***** COLLECTED DATA *****

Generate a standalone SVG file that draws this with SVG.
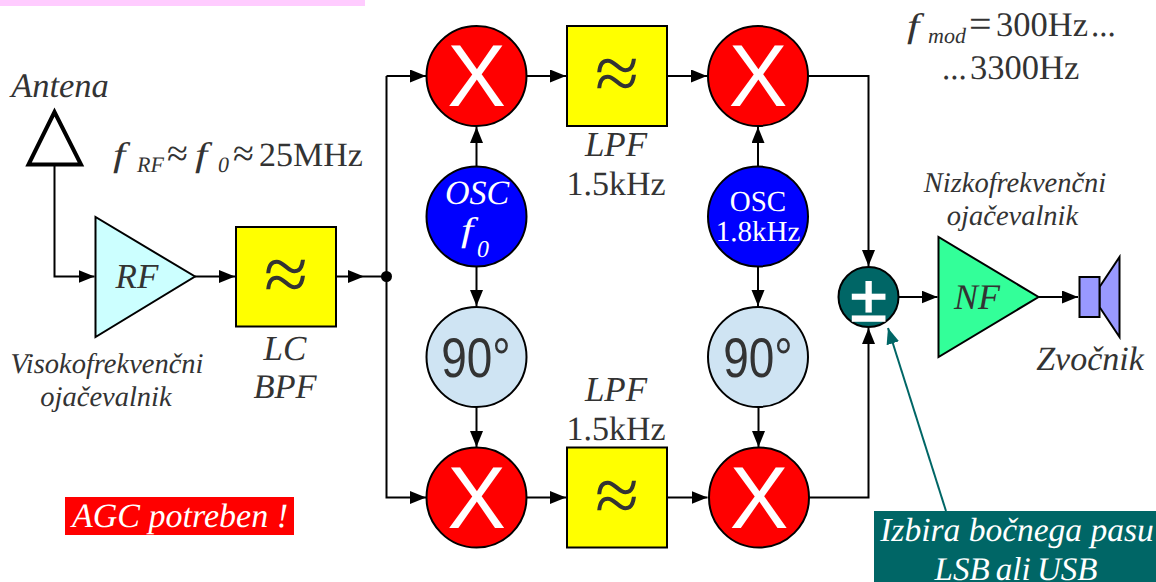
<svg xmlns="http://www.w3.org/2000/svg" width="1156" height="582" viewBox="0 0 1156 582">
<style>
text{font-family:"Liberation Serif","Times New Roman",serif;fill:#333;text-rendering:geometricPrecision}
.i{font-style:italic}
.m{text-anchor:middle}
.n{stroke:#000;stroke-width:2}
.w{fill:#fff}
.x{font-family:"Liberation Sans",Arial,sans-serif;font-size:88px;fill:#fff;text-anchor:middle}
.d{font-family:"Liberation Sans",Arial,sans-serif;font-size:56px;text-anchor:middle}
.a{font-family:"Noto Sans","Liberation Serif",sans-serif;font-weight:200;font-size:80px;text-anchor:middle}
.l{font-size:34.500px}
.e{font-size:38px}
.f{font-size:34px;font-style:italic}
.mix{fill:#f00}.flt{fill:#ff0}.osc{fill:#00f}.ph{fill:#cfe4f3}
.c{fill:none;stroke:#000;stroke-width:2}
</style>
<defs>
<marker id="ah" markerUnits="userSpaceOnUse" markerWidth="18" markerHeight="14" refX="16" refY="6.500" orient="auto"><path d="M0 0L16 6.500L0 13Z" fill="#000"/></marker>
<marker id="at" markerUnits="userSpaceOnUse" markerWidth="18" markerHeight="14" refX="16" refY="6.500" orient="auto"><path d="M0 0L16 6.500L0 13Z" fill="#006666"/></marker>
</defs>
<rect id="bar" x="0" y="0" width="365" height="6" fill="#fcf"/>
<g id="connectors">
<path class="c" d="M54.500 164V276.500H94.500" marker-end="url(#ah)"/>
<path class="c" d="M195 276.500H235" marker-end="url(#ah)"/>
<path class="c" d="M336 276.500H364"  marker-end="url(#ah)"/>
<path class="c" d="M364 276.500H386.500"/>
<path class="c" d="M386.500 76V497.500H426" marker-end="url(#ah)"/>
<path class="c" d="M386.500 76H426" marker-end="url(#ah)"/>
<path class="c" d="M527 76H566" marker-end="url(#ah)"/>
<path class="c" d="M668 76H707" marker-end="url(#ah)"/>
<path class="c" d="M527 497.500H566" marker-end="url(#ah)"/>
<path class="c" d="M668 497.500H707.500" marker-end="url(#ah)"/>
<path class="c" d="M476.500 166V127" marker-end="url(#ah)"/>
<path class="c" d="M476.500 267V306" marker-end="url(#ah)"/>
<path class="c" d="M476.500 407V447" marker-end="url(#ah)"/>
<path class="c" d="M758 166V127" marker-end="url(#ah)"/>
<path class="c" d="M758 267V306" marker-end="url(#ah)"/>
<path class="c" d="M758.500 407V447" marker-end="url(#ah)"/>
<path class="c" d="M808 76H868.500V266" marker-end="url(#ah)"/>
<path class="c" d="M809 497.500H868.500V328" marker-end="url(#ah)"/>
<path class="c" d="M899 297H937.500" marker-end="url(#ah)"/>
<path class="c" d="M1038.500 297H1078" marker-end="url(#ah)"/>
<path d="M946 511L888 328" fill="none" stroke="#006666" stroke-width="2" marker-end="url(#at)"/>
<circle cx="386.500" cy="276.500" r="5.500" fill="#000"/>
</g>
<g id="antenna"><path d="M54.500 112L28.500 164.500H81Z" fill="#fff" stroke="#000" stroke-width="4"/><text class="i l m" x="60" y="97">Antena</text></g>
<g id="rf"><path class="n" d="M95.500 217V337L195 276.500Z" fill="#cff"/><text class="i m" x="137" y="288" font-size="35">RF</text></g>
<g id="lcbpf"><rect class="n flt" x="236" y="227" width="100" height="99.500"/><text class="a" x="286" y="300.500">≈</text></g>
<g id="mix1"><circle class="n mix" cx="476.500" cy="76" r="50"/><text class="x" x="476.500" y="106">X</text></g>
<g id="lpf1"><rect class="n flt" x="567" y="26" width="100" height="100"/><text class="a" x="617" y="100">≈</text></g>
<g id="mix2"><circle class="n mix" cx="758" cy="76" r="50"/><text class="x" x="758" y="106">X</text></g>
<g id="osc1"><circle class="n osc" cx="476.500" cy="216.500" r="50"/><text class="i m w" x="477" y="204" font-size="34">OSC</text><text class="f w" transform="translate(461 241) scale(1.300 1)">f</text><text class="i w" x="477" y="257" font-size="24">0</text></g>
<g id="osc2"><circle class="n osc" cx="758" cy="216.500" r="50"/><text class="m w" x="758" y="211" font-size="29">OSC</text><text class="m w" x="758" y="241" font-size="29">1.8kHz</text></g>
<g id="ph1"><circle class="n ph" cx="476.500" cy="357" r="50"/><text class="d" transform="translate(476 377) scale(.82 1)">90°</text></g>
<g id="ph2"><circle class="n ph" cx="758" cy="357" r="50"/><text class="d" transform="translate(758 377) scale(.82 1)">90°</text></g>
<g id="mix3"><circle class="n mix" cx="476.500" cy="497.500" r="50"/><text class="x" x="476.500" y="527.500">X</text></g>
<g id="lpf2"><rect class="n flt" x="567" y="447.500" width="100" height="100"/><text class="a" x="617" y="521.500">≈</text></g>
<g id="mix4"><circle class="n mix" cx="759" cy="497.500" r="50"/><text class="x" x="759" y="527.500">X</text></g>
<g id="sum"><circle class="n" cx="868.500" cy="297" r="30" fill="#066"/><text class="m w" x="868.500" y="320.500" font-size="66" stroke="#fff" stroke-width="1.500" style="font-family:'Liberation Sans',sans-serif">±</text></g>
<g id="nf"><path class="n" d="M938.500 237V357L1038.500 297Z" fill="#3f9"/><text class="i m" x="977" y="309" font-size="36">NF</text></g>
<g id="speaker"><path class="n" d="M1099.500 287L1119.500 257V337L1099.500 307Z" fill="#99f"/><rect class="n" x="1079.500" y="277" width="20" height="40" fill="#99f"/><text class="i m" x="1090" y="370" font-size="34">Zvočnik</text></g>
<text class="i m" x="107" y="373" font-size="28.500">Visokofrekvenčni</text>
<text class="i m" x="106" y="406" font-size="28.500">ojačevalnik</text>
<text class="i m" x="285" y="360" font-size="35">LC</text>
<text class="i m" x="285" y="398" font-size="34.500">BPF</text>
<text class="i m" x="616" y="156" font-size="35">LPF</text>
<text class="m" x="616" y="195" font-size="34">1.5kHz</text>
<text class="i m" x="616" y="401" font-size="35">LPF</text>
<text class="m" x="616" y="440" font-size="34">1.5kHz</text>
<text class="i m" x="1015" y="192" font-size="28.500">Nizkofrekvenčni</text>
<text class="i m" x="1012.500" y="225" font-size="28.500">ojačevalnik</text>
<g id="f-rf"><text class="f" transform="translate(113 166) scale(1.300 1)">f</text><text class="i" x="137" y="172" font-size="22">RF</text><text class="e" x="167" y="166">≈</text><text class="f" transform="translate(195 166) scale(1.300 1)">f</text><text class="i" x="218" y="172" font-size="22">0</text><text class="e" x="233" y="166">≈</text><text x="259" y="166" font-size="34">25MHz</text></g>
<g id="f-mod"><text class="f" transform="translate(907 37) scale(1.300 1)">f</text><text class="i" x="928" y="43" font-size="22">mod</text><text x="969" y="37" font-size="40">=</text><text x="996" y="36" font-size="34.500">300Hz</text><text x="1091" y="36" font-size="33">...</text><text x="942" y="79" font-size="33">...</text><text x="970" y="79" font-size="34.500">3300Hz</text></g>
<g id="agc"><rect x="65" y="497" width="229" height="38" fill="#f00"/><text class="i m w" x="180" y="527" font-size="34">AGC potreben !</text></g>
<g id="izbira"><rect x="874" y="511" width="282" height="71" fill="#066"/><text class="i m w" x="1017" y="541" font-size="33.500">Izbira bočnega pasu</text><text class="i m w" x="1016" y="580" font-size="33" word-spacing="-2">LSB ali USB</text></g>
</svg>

*****

**TASK PROMPT:** Transcribe all the data word for word; the images stay out.

**RESULT OF THIS EXERCISE:**
Generate a standalone SVG file that draws this with SVG.
<svg xmlns="http://www.w3.org/2000/svg" width="1156" height="582" viewBox="0 0 1156 582">
<style>
text{font-family:"Liberation Serif","Times New Roman",serif;fill:#333;text-rendering:geometricPrecision}
.i{font-style:italic}
.m{text-anchor:middle}
.n{stroke:#000;stroke-width:2}
.w{fill:#fff}
.x{font-family:"Liberation Sans",Arial,sans-serif;font-size:88px;fill:#fff;text-anchor:middle}
.d{font-family:"Liberation Sans",Arial,sans-serif;font-size:56px;text-anchor:middle}
.a{font-family:"Noto Sans","Liberation Serif",sans-serif;font-weight:200;font-size:80px;text-anchor:middle}
.l{font-size:34.500px}
.e{font-size:38px}
.f{font-size:34px;font-style:italic}
.mix{fill:#f00}.flt{fill:#ff0}.osc{fill:#00f}.ph{fill:#cfe4f3}
.c{fill:none;stroke:#000;stroke-width:2}
</style>
<defs>
<marker id="ah" markerUnits="userSpaceOnUse" markerWidth="18" markerHeight="14" refX="16" refY="6.500" orient="auto"><path d="M0 0L16 6.500L0 13Z" fill="#000"/></marker>
<marker id="at" markerUnits="userSpaceOnUse" markerWidth="18" markerHeight="14" refX="16" refY="6.500" orient="auto"><path d="M0 0L16 6.500L0 13Z" fill="#006666"/></marker>
</defs>
<rect id="bar" x="0" y="0" width="365" height="6" fill="#fcf"/>
<g id="connectors">
<path class="c" d="M54.500 164V276.500H94.500" marker-end="url(#ah)"/>
<path class="c" d="M195 276.500H235" marker-end="url(#ah)"/>
<path class="c" d="M336 276.500H364"  marker-end="url(#ah)"/>
<path class="c" d="M364 276.500H386.500"/>
<path class="c" d="M386.500 76V497.500H426" marker-end="url(#ah)"/>
<path class="c" d="M386.500 76H426" marker-end="url(#ah)"/>
<path class="c" d="M527 76H566" marker-end="url(#ah)"/>
<path class="c" d="M668 76H707" marker-end="url(#ah)"/>
<path class="c" d="M527 497.500H566" marker-end="url(#ah)"/>
<path class="c" d="M668 497.500H707.500" marker-end="url(#ah)"/>
<path class="c" d="M476.500 166V127" marker-end="url(#ah)"/>
<path class="c" d="M476.500 267V306" marker-end="url(#ah)"/>
<path class="c" d="M476.500 407V447" marker-end="url(#ah)"/>
<path class="c" d="M758 166V127" marker-end="url(#ah)"/>
<path class="c" d="M758 267V306" marker-end="url(#ah)"/>
<path class="c" d="M758.500 407V447" marker-end="url(#ah)"/>
<path class="c" d="M808 76H868.500V266" marker-end="url(#ah)"/>
<path class="c" d="M809 497.500H868.500V328" marker-end="url(#ah)"/>
<path class="c" d="M899 297H937.500" marker-end="url(#ah)"/>
<path class="c" d="M1038.500 297H1078" marker-end="url(#ah)"/>
<path d="M946 511L888 328" fill="none" stroke="#006666" stroke-width="2" marker-end="url(#at)"/>
<circle cx="386.500" cy="276.500" r="5.500" fill="#000"/>
</g>
<g id="antenna"><path d="M54.500 112L28.500 164.500H81Z" fill="#fff" stroke="#000" stroke-width="4"/><text class="i l m" x="60" y="97">Antena</text></g>
<g id="rf"><path class="n" d="M95.500 217V337L195 276.500Z" fill="#cff"/><text class="i m" x="137" y="288" font-size="35">RF</text></g>
<g id="lcbpf"><rect class="n flt" x="236" y="227" width="100" height="99.500"/><text class="a" x="286" y="300.500">≈</text></g>
<g id="mix1"><circle class="n mix" cx="476.500" cy="76" r="50"/><text class="x" x="476.500" y="106">X</text></g>
<g id="lpf1"><rect class="n flt" x="567" y="26" width="100" height="100"/><text class="a" x="617" y="100">≈</text></g>
<g id="mix2"><circle class="n mix" cx="758" cy="76" r="50"/><text class="x" x="758" y="106">X</text></g>
<g id="osc1"><circle class="n osc" cx="476.500" cy="216.500" r="50"/><text class="i m w" x="477" y="204" font-size="34">OSC</text><text class="f w" transform="translate(461 241) scale(1.300 1)">f</text><text class="i w" x="477" y="257" font-size="24">0</text></g>
<g id="osc2"><circle class="n osc" cx="758" cy="216.500" r="50"/><text class="m w" x="758" y="211" font-size="29">OSC</text><text class="m w" x="758" y="241" font-size="29">1.8kHz</text></g>
<g id="ph1"><circle class="n ph" cx="476.500" cy="357" r="50"/><text class="d" transform="translate(476 377) scale(.82 1)">90°</text></g>
<g id="ph2"><circle class="n ph" cx="758" cy="357" r="50"/><text class="d" transform="translate(758 377) scale(.82 1)">90°</text></g>
<g id="mix3"><circle class="n mix" cx="476.500" cy="497.500" r="50"/><text class="x" x="476.500" y="527.500">X</text></g>
<g id="lpf2"><rect class="n flt" x="567" y="447.500" width="100" height="100"/><text class="a" x="617" y="521.500">≈</text></g>
<g id="mix4"><circle class="n mix" cx="759" cy="497.500" r="50"/><text class="x" x="759" y="527.500">X</text></g>
<g id="sum"><circle class="n" cx="868.500" cy="297" r="30" fill="#066"/><text class="m w" x="868.500" y="320.500" font-size="66" stroke="#fff" stroke-width="1.500" style="font-family:'Liberation Sans',sans-serif">±</text></g>
<g id="nf"><path class="n" d="M938.500 237V357L1038.500 297Z" fill="#3f9"/><text class="i m" x="977" y="309" font-size="36">NF</text></g>
<g id="speaker"><path class="n" d="M1099.500 287L1119.500 257V337L1099.500 307Z" fill="#99f"/><rect class="n" x="1079.500" y="277" width="20" height="40" fill="#99f"/><text class="i m" x="1090" y="370" font-size="34">Zvočnik</text></g>
<text class="i m" x="107" y="373" font-size="28.500">Visokofrekvenčni</text>
<text class="i m" x="106" y="406" font-size="28.500">ojačevalnik</text>
<text class="i m" x="285" y="360" font-size="35">LC</text>
<text class="i m" x="285" y="398" font-size="34.500">BPF</text>
<text class="i m" x="616" y="156" font-size="35">LPF</text>
<text class="m" x="616" y="195" font-size="34">1.5kHz</text>
<text class="i m" x="616" y="401" font-size="35">LPF</text>
<text class="m" x="616" y="440" font-size="34">1.5kHz</text>
<text class="i m" x="1015" y="192" font-size="28.500">Nizkofrekvenčni</text>
<text class="i m" x="1012.500" y="225" font-size="28.500">ojačevalnik</text>
<g id="f-rf"><text class="f" transform="translate(113 166) scale(1.300 1)">f</text><text class="i" x="137" y="172" font-size="22">RF</text><text class="e" x="167" y="166">≈</text><text class="f" transform="translate(195 166) scale(1.300 1)">f</text><text class="i" x="218" y="172" font-size="22">0</text><text class="e" x="233" y="166">≈</text><text x="259" y="166" font-size="34">25MHz</text></g>
<g id="f-mod"><text class="f" transform="translate(907 37) scale(1.300 1)">f</text><text class="i" x="928" y="43" font-size="22">mod</text><text x="969" y="37" font-size="40">=</text><text x="996" y="36" font-size="34.500">300Hz</text><text x="1091" y="36" font-size="33">...</text><text x="942" y="79" font-size="33">...</text><text x="970" y="79" font-size="34.500">3300Hz</text></g>
<g id="agc"><rect x="65" y="497" width="229" height="38" fill="#f00"/><text class="i m w" x="180" y="527" font-size="34">AGC potreben !</text></g>
<g id="izbira"><rect x="874" y="511" width="282" height="71" fill="#066"/><text class="i m w" x="1017" y="541" font-size="33.500">Izbira bočnega pasu</text><text class="i m w" x="1016" y="580" font-size="33" word-spacing="-2">LSB ali USB</text></g>
</svg>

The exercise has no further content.